Facendo applicazione di tale principio, con il quale la Corte ha inteso indubbiamente innovare rispetto alla propria precedente giurisprudenza, si palesa l’erroneità della soluzione al quale è pervenuto il Tribunale che avrebbe dovuto decidere la domanda proposta con le forme di cui al D.Lgs. n. 150 del 2011, art. 14 anche a fronte della contestazione delle resistenti circa l’esistenza di una valida procura alle liti (contestazione che investe la stessa esistenza del rapporto professionale), non potendo invece addivenire alla declaratoria di inammissibilità.
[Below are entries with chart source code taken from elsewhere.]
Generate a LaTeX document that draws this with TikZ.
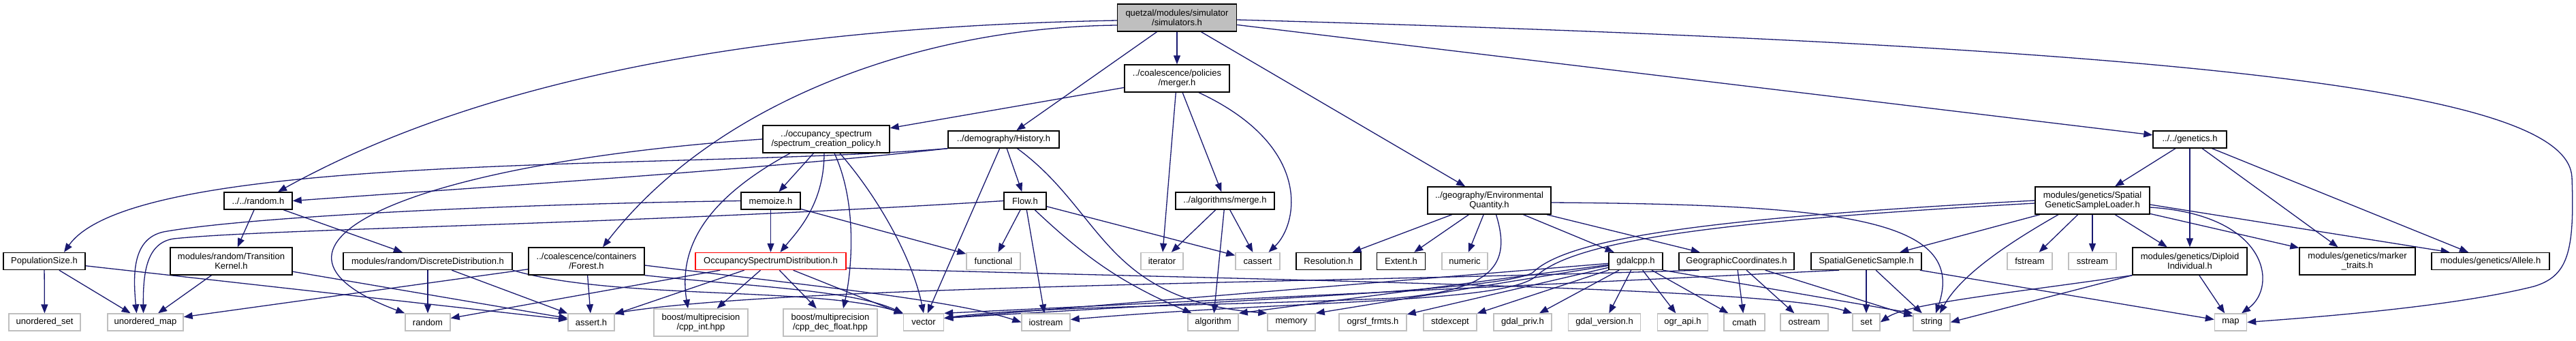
\documentclass[tikz,border=0pt]{standalone}
\usepackage{fontspec}
\setmainfont{Liberation Sans}
\usetikzlibrary{arrows.meta,backgrounds}
\definecolor{depBlue}{RGB}{25,25,112}
\definecolor{sysGray}{RGB}{191,191,191}

\begin{document}
\begin{tikzpicture}[
  x=1pt, y=-1pt,
  font=\fontsize{13}{14.5}\selectfont,
  hdr/.style={draw=black, line width=1.4pt, fill=white, inner sep=0pt, align=center, minimum height=25pt},
  sys/.style={hdr, draw=sysGray},
  two/.style={minimum height=40pt},
  dep/.style={-{Triangle[length=13pt, width=10pt]}, draw=depBlue, line width=1.3pt},
]
\useasboundingbox (0,0) rectangle (3782,499);
% top ranks
\node[hdr, two, fill=sysGray, minimum width=175pt] (root) at (1728,26) {quetzal/modules/simulator\\/simulators.h};
\node[hdr, two, minimum width=154pt] (merger) at (1728,115) {../coalescence/policies\\/merger.h};
\node[hdr, two, minimum width=186pt] (spec) at (1213,204) {../occupancy\_spectrum\\/spectrum\_creation\_policy.h};
\node[hdr, minimum width=163pt] (hist) at (1473.5,204.5) {../demography/History.h};
\node[hdr, minimum width=108pt] (genetics) at (3215,204.5) {../../genetics.h};
% middle rank
\node[hdr, minimum width=100pt] (rnd) at (379,294.5) {../../random.h};
\node[hdr, minimum width=87pt] (memo) at (1131.5,294.5) {memoize.h};
\node[hdr, minimum width=62pt] (flow) at (1505,294.5) {Flow.h};
\node[hdr, minimum width=145pt] (merge) at (1798.5,294.5) {../algorithms/merge.h};
\node[hdr, two, minimum width=181pt] (envq) at (2186.5,294) {../geography/Environmental\\Quantity.h};
\node[hdr, two, minimum width=168pt] (sgsl) at (3072,294) {modules/genetics/Spatial\\GeneticSampleLoader.h};
% project headers
\node[hdr, minimum width=120pt] (popsize) at (65,383) {PopulationSize.h};
\node[hdr, two, minimum width=179pt] (transk) at (339.5,383) {modules/random/Transition\\Kernel.h};
\node[hdr, minimum width=248pt] (discd) at (628,383) {modules/random/DiscreteDistribution.h};
\node[hdr, two, minimum width=170pt] (forest) at (861,383) {../coalescence/containers\\/Forest.h};
\node[hdr, draw=red, minimum width=221pt] (osd) at (1131.5,383) {OccupancySpectrumDistribution.h};
\node[sys, minimum width=79pt] (functional) at (1458.5,383) {functional};
\node[sys, minimum width=62pt] (iterator) at (1706,383) {iterator};
\node[sys, minimum width=65pt] (cassert) at (1846.5,383) {cassert};
\node[hdr, minimum width=95pt] (resol) at (1950.5,383) {Resolution.h};
\node[hdr, minimum width=71pt] (extent) at (2057,383) {Extent.h};
\node[sys, minimum width=67pt] (numeric) at (2150.5,383) {numeric};
\node[hdr, minimum width=79pt] (gdalcpp) at (2401.5,383) {gdalcpp.h};
\node[hdr, minimum width=169pt] (geocoord) at (2549.5,383) {GeographicCoordinates.h};
\node[hdr, minimum width=162pt] (sgsample) at (2740,383) {SpatialGeneticSample.h};
\node[sys, minimum width=66pt] (fstream) at (2980,383) {fstream};
\node[sys, minimum width=70pt] (sstream) at (3072,383) {sstream};
\node[hdr, two, minimum width=168pt] (diploid) at (3215,383) {modules/genetics/Diploid\\Individual.h};
\node[hdr, two, minimum width=170pt] (markertr) at (3461,383) {modules/genetics/marker\\\_traits.h};
\node[hdr, minimum width=173pt] (allele) at (3656.5,383) {modules/genetics/Allele.h};
% system headers
\node[sys, minimum width=105pt] (uset) at (65.5,472.5) {unordered\_set};
\node[sys, minimum width=111pt] (umap) at (213.5,472.5) {unordered\_map};
\node[sys, minimum width=66pt] (stdrandom) at (628,472.5) {random};
\node[sys, minimum width=68pt] (asserth) at (868,472.5) {assert.h};
\node[sys, two, minimum width=138pt] (cppint) at (1029,473) {boost/multiprecision\\/cpp\_int.hpp};
\node[sys, two, minimum width=138pt] (cppdec) at (1219,473) {boost/multiprecision\\/cpp\_dec\_float.hpp};
\node[sys, minimum width=59pt] (vector) at (1356,472.5) {vector};
\node[sys, minimum width=71pt] (iostream) at (1535.5,472.5) {iostream};
\node[sys, minimum width=74pt] (algorithm) at (1781,472.5) {algorithm};
\node[sys, minimum width=70pt] (memory) at (1896,472.5) {memory};
\node[sys, minimum width=99pt] (ogrsf) at (2015.5,472.5) {ogrsf\_frmts.h};
\node[sys, minimum width=78pt] (stdexcept) at (2129,472.5) {stdexcept};
\node[sys, minimum width=85pt] (gdalpriv) at (2235.5,472.5) {gdal\_priv.h};
\node[sys, minimum width=106pt] (gdalver) at (2355.5,472.5) {gdal\_version.h};
\node[sys, minimum width=74pt] (ograpi) at (2470.5,472.5) {ogr\_api.h};
\node[sys, minimum width=60pt] (cmath) at (2561,472.5) {cmath};
\node[sys, minimum width=70pt] (ostream) at (2649,472.5) {ostream};
\node[sys, minimum width=40pt] (set) at (2740,472.5) {set};
\node[sys, minimum width=54pt] (string) at (2836,472.5) {string};
\node[sys, minimum width=47pt] (map) at (3275,472.5) {map};

\begin{scope}[on background layer]
\fill[white] (0,0) rectangle (3782,499);
% from the root
\draw[dep] ([yshift=-4pt]root.west) .. controls (1100,40) and (700,120) .. ([xshift=29pt]rnd.north);
\draw[dep] ([yshift=-11pt]root.west) .. controls (1350,40) and (1050,150) .. ([xshift=24pt]forest.north);
\draw[dep] (root) -- (hist);
\draw[dep] (root) -- (merger);
\draw[dep] (root) -- (envq);
\draw[dep] (root) -- (genetics);
\draw[dep] ([yshift=-3pt]root.east) .. controls (3300,70) and (3770,140) .. (3776,260)
  .. controls (3780,370) and (3770,405) .. (3720,420)
  .. controls (3600,450) and (3400,465) .. (map.east);
% merger.h and spectrum_creation_policy.h
\draw[dep] (merger) -- (spec);
\draw[dep] (merger) -- (iterator);
\draw[dep] (merger) -- (merge);
\draw[dep] ([xshift=32pt]merger.south) .. controls (1930,215) and (1905,330) .. ([xshift=16pt]cassert.north);
\draw[dep] (spec.west) .. controls (600,240) and (330,360) .. (stdrandom.north west);
\draw[dep] (spec) -- (memo);
\draw[dep] ([xshift=-3pt]spec.south) .. controls (1210,300) and (1170,340) .. ([xshift=14pt]osd.north);
\draw[dep] ([xshift=-53pt]spec.south) .. controls (1040,290) and (995,360) .. ([xshift=-19pt]cppint.north);
\draw[dep] ([xshift=12pt]spec.south) .. controls (1260,300) and (1250,400) .. ([xshift=19pt]cppdec.north);
\draw[dep] ([xshift=20pt]spec.south) .. controls (1290,290) and (1340,380) .. (vector.north);
% History.h
\draw[dep] (hist.south west) .. controls (1000,250) and (200,220) .. ([xshift=29pt]popsize.north);
\draw[dep] (hist.south west) .. controls (1100,250) and (700,275) .. (rnd.east);
\draw[dep] (hist) -- (flow);
\draw[dep] (hist) -- (vector);
\draw[dep] ([xshift=20pt]hist.south) .. controls (1620,310) and (1620,440) .. (memory.north west);
% memoize.h, Flow.h, merge.h
\draw[dep] (memo.west) .. controls (700,300) and (350,320) .. (240,340)
  .. controls (195,350) and (195,400) .. ([xshift=-13pt]umap.north);
\draw[dep] (memo) -- (osd);
\draw[dep] (memo) -- (functional);
\draw[dep] (flow.west) .. controls (900,330) and (400,335) .. (255,350)
  .. controls (215,356) and (210,400) .. ([xshift=-3pt]umap.north);
\draw[dep] (flow) -- (functional);
\draw[dep] (flow) -- (iostream);
\draw[dep] (flow) to[bend right=10] (algorithm);
\draw[dep] (flow) -- (cassert);
\draw[dep] (merge) -- (iterator);
\draw[dep] (merge) -- (algorithm);
\draw[dep] (merge) -- (cassert);
% random.h
\draw[dep] (rnd) -- (transk);
\draw[dep] (rnd) -- (discd);
% EnvironmentalQuantity.h
\draw[dep] (envq) -- (resol);
\draw[dep] (envq) -- (extent);
\draw[dep] (envq) -- (numeric);
\draw[dep] (envq) -- (gdalcpp);
\draw[dep] (envq) -- (geocoord);
\draw[dep] ([yshift=-3pt]envq.east) .. controls (2700,300) and (2890,320) .. ([xshift=6pt]string.north);
\draw[dep] ([xshift=10pt]envq.south) .. controls (2220,390) and (2190,425) .. (2050,437)
  .. controls (1800,448) and (1500,450) .. ([yshift=6pt]vector.east);
% SpatialGeneticSampleLoader.h
\draw[dep] (sgsl) -- (sgsample);
\draw[dep] ([xshift=-50pt]sgsl.south) .. controls (2960,350) and (2880,400) .. ([xshift=12pt]string.north);
\draw[dep] (sgsl) -- (fstream);
\draw[dep] (sgsl) -- (sstream);
\draw[dep] (sgsl) -- (diploid);
\draw[dep] (sgsl) -- (markertr);
\draw[dep] ([yshift=-6pt]sgsl.east) -- ([xshift=-60pt]allele.north);
\draw[dep] ([yshift=-10pt]sgsl.east) .. controls (3330,315) and (3345,420) .. ([xshift=16pt]map.north);
\draw[dep] (sgsl.west) .. controls (2500,320) and (2300,350) .. (2250,400)
  .. controls (2200,425) and (1900,435) .. ([yshift=6pt]vector.east);
\draw[dep] ([yshift=-4pt]sgsl.west) .. controls (2500,325) and (2310,355) .. (2255,405)
  .. controls (2210,445) and (1900,440) .. ([yshift=4pt]iostream.east);
% genetics.h
\draw[dep] (genetics) -- (sgsl);
\draw[dep] (genetics) -- (diploid);
\draw[dep] (genetics) -- (markertr);
\draw[dep] (genetics) -- (allele);
% left headers
\draw[dep] (popsize) -- (uset);
\draw[dep] (popsize) -- (umap);
\draw[dep] (popsize) -- (asserth);
\draw[dep] (transk) -- (umap);
\draw[dep] (transk) -- (asserth);
\draw[dep] (discd) -- (stdrandom);
\draw[dep] (discd) -- (asserth);
\draw[dep] (discd.south east) .. controls (900,440) and (1200,420) .. (vector.north west);
\draw[dep] (forest) -- (asserth);
\draw[dep] (forest) -- (umap);
\draw[dep] (forest.south east) .. controls (1100,420) and (1250,425) .. (vector.north west);
\draw[dep] ([yshift=-6pt]forest.east) .. controls (1200,420) and (1400,440) .. (iostream.west);
% OccupancySpectrumDistribution.h
\draw[dep] (osd) -- (stdrandom);
\draw[dep] (osd) -- (asserth);
\draw[dep] (osd) -- (cppint);
\draw[dep] (osd) -- (cppdec);
\draw[dep] (osd) -- (vector);
\draw[dep] ([yshift=-10pt]osd.east) .. controls (1800,410) and (2600,420) .. (set.north west);
% gdalcpp.h
\draw[dep] (gdalcpp) -- ([yshift=6pt]vector.east);
\draw[dep] (gdalcpp) -- (algorithm.north east);
\draw[dep] (gdalcpp) -- (memory.north east);
\draw[dep] (gdalcpp) -- (ogrsf);
\draw[dep] (gdalcpp) -- (stdexcept);
\draw[dep] (gdalcpp) -- (gdalpriv);
\draw[dep] (gdalcpp) -- (gdalver);
\draw[dep] (gdalcpp) -- (ograpi);
\draw[dep] (gdalcpp) -- (cmath);
\draw[dep] (gdalcpp.south east) -- (string.north west);
% GeographicCoordinates.h, SpatialGeneticSample.h, DiploidIndividual.h
\draw[dep] (geocoord) -- (cmath);
\draw[dep] (geocoord) -- (ostream);
\draw[dep] (geocoord) -- (string);
\draw[dep] ([xshift=-55pt]geocoord.south) .. controls (1900,415) and (1150,420) .. (asserth.north east);
\draw[dep] (sgsample) -- (set);
\draw[dep] (sgsample) -- (string);
\draw[dep] (sgsample) -- (map);
\draw[dep] ([xshift=-40pt]sgsample.south) -- (vector.north east);
\draw[dep] (diploid) -- (map);
\draw[dep] (diploid.south west) .. controls (2950,430) and (2800,445) .. (set.east);
\draw[dep] (diploid.south west) -- (string.east);
\end{scope}
\end{tikzpicture}
\end{document}
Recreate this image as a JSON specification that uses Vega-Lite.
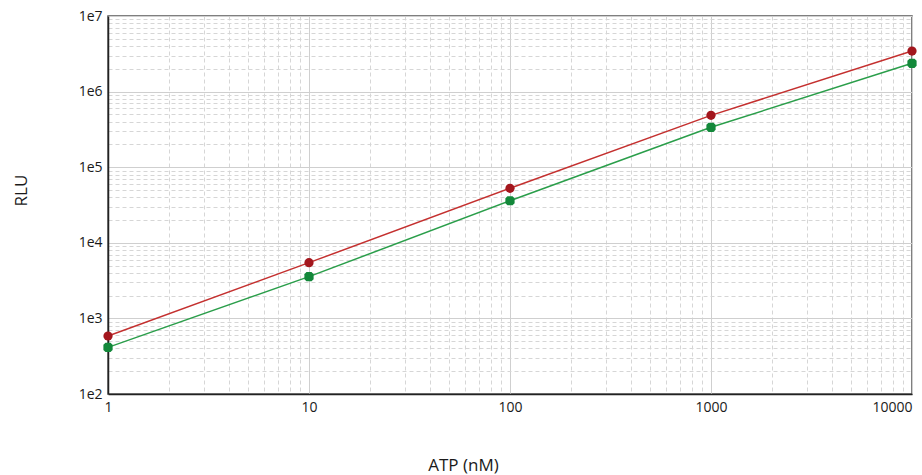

L’ordinanza impugnata deve quindi essere cassata con rinvio, anche per le spese del presente procedimento, al Tribunale di Vallo della Lucania in diversa composizione.

P.Q.M.

La Corte accoglie il ricorso e cassa il provvedimento impugnato con rinvio, anche per le spese del giudizio di legittimità, al Tribunale di Vallo della Lucania in diversa composizione.

Così deciso in Roma, nella camera di consiglio della 2 Sezione Civile, il 27 ottobre 2020.